American Telephone & Telegraph Co. yesterday said it would reduce prices for international telephone calls to 32 countries by an average of 10.1 percent beginning Jan. 2, a savings to customers of about $150 million a year.
An AT&T competitor, MCI Communications Corp. of Washington, said it would reevaluate its own long-distance prices. Analysts said the reduction is a sign that competition in the $6 billion international long-distance market will intensify over the next few years.
International long-distance service is being provided by MCI, GTE/Sprint and a handful of other companies, according to the Federal Communications Commission.
"Clearly, competition is increasing," said Mary Johnston, director of telecommunications research for the Yankee Group, a Massachusetts consulting firm. "AT&T about a year ago had the whole market. MCI has picked up 2 to 3 percent. GTE/Sprint right now has a handful of countries . . . but they'll bring on countries like France and Japan next year."
Donna Jeagers, an analyst with PaineWebber, said, "AT&T doesn't want to see MCI and Sprint do the same cream-skimming they did in the domestic market . . . [AT&T's object is] to try and beat out some of the competition before it gets entrenched."
Analysts said AT&T has been exceeding its authorized rate of return and is looking to lower prices in segments of its business where prices were substantially above cost.
"We are just trying to get prices in line with cost," said Edith Herman, a spokeswoman for AT&T. "Where it doesn't cost as much to provide service, we are able to lower the cost, and that is a fair thing to do." In major international markets, such as the United Kingdom, she added, "We have head-to-head competition, and it is getting to be a very competitive area."
AT&T's proposed price cuts are 10.7 percent for calls to Andorra, Austria, Belgium, Denmark, France, West Germany, Italy, Lichtenstein, Monaco, The Netherlands, Norway, San Marino, Spain, Sweden, Switzerland and Vatican City; 12.8 percent for calls to the United Kingdom; 6.8 percent for calls to Australia, Hong Kong, Japan and Singapore; 6.2 percent for calls to Kuwait, Saudi Arabia and the United Arab Emirates; 18.1 percent for calls to Namibia, Nigeria and South Africa; 5.2 percent for calls to Mexico; 14.2 percent for calls to the Bahamas and Bermuda; 12.2 percent for calls to India; and 13.9 percent for calls to Venezuela.
AT&T has lowered its international rates several times in the last few years: In 1981, it cut international rates by 35 percent; in May 1984, it decreased charges on all international calls by 6.1 percent; and this June, it decreased rates to 87 countries by 6.6 percent.
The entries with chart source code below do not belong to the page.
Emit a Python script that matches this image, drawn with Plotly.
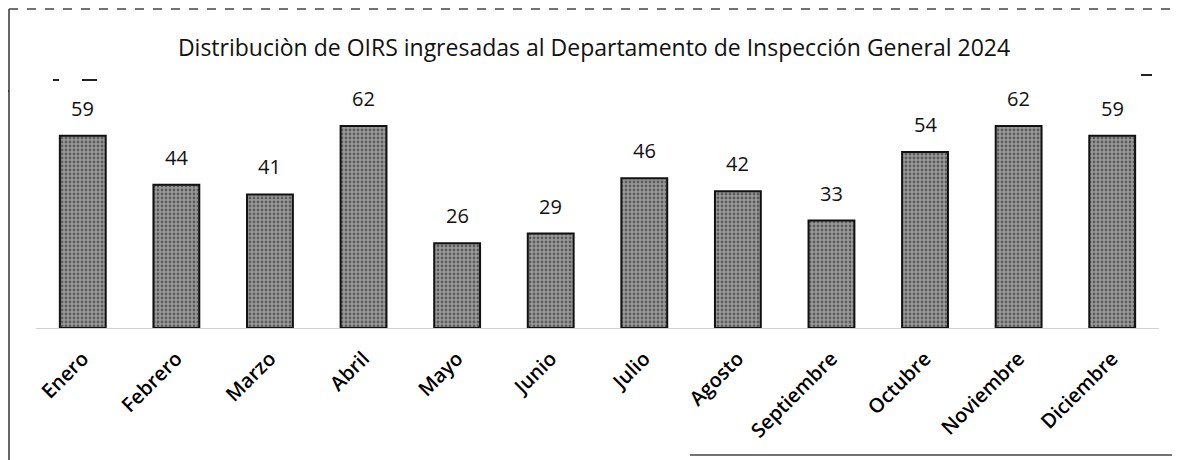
import plotly.graph_objects as go

months = ["Enero", "Febrero", "Marzo", "Abril", "Mayo", "Junio", "Julio",
          "Agosto", "Septiembre", "Octubre", "Noviembre", "Diciembre"]
values = [59, 44, 41, 62, 26, 29, 46, 42, 33, 54, 62, 59]
title_text = "Distribuciòn de OIRS ingresadas al Departamento de Inspección General 2024"

FONT = "Open Sans"
OFF = 8  # default page body margin
W, H = 1180 - OFF, 460 - OFF
L, R, T, B = 36 - OFF, 21, 100 - OFF, 132
PW, PH = W - L - R, H - T - B

fig = go.Figure()
fig.add_trace(go.Bar(
    x=months, y=values,
    marker=dict(
        color="#7a7a7a",
        line=dict(color="#111111", width=2),
        pattern=dict(shape=".", fgcolor="#1e1e1e", bgcolor="#9a9a9a", size=4, solidity=0.4),
    ),
    width=0.49,
    hoverinfo="skip",
))

for m, v in zip(months, values):
    fig.add_annotation(x=m, y=v, text=str(v), showarrow=False, yanchor="bottom",
                       yshift=12, font=dict(family=FONT, size=20, color="#111111"))

fig.update_layout(
    width=W, height=H,
    margin=dict(l=L, r=R, t=T, b=B, autoexpand=False),
    paper_bgcolor="white", plot_bgcolor="white",
    showlegend=False,
    title=dict(text=title_text, x=(594 - OFF) / W, xanchor="center", y=1 - (48 - OFF) / H,
               yanchor="middle", font=dict(family=FONT, size=23, color="#111111")),
    xaxis=dict(tickangle=-45, tickfont=dict(family=FONT, size=20, color="#000000", weight=600),
               automargin=False, ticklabelstandoff=10,
               showline=True, linecolor="#d0d0d0", linewidth=1, ticks="",
               showgrid=False, zeroline=False),
    yaxis=dict(range=[0, 70], visible=False, showgrid=False, zeroline=False, automargin=False),
)

def px_x(x):
    return (x - OFF - L) / PW

def px_y(y):
    return (H - B - (y - OFF)) / PH

def seg(x0, y0, x1, y1, color="#333333", width=1.5, dash=None):
    fig.add_shape(type="line", xref="paper", yref="paper",
                  x0=px_x(x0), x1=px_x(x1), y0=px_y(y0), y1=px_y(y1),
                  line=dict(color=color, width=width, dash=dash))

# scan frame lines
seg(9, 460, 9, 9)
seg(9, 9, 1180, 9, color="#444444", dash="dash")
seg(690, 455, 1180, 455, color="#444444")
seg(53, 80, 59, 80, color="#222222", width=2)
seg(82, 80, 97, 80, color="#222222", width=2)
seg(1141, 75, 1152, 75, color="#222222", width=2)
seg(1, 91, 9, 91, color="#222222", width=1.5)

fig.write_html("out.html")
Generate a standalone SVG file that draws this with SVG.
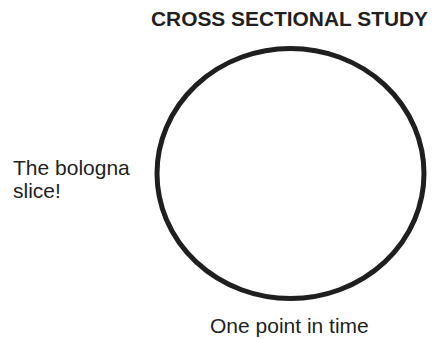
<svg xmlns="http://www.w3.org/2000/svg" width="436" height="339" viewBox="0 0 436 339">
<style>
text { font-family: "Liberation Sans", Arial, sans-serif; fill: #231f20; }
.title { font-weight: bold; font-size: 20px; }
.lbl { font-size: 21px; }
</style>
<rect width="436" height="339" fill="#ffffff"/>
<g id="title"><text class="title" x="151" y="26" textLength="277" lengthAdjust="spacingAndGlyphs">CROSS SECTIONAL STUDY</text></g>
<g id="slice">
<ellipse cx="290.5" cy="173.5" rx="133.5" ry="125" fill="none" stroke="#1f1f1f" stroke-width="5"/>
</g>
<g id="side-label"><text class="lbl" x="13" y="175">The bologna</text><text class="lbl" x="13" y="198">slice!</text></g>
<g id="bottom-label"><text class="lbl" x="210" y="333">One point in time</text></g>
<g id="connectors"></g>
</svg>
AT&T's proposal will be examined by the Federal Communications Commission to make sure the proposed rates are not priced below cost.
MCI, which now provides international service to 26 countries after introducing the service 18 months ago, said AT&T has no choice but to begin cutting prices for its international long-distance service. "AT&T has been overpriced in this market segment for years," spokesman Benjamin Banta said. "Because they had no competition, they got away with it. With competition in the market, they've got to do what they're doing."
MCI will look at its prices to make sure they are lower than AT&T's, and Banta maintains they still arefor most overseas calls. "We still say we're up to 30 percent lower than AT&T's prices," Banta said.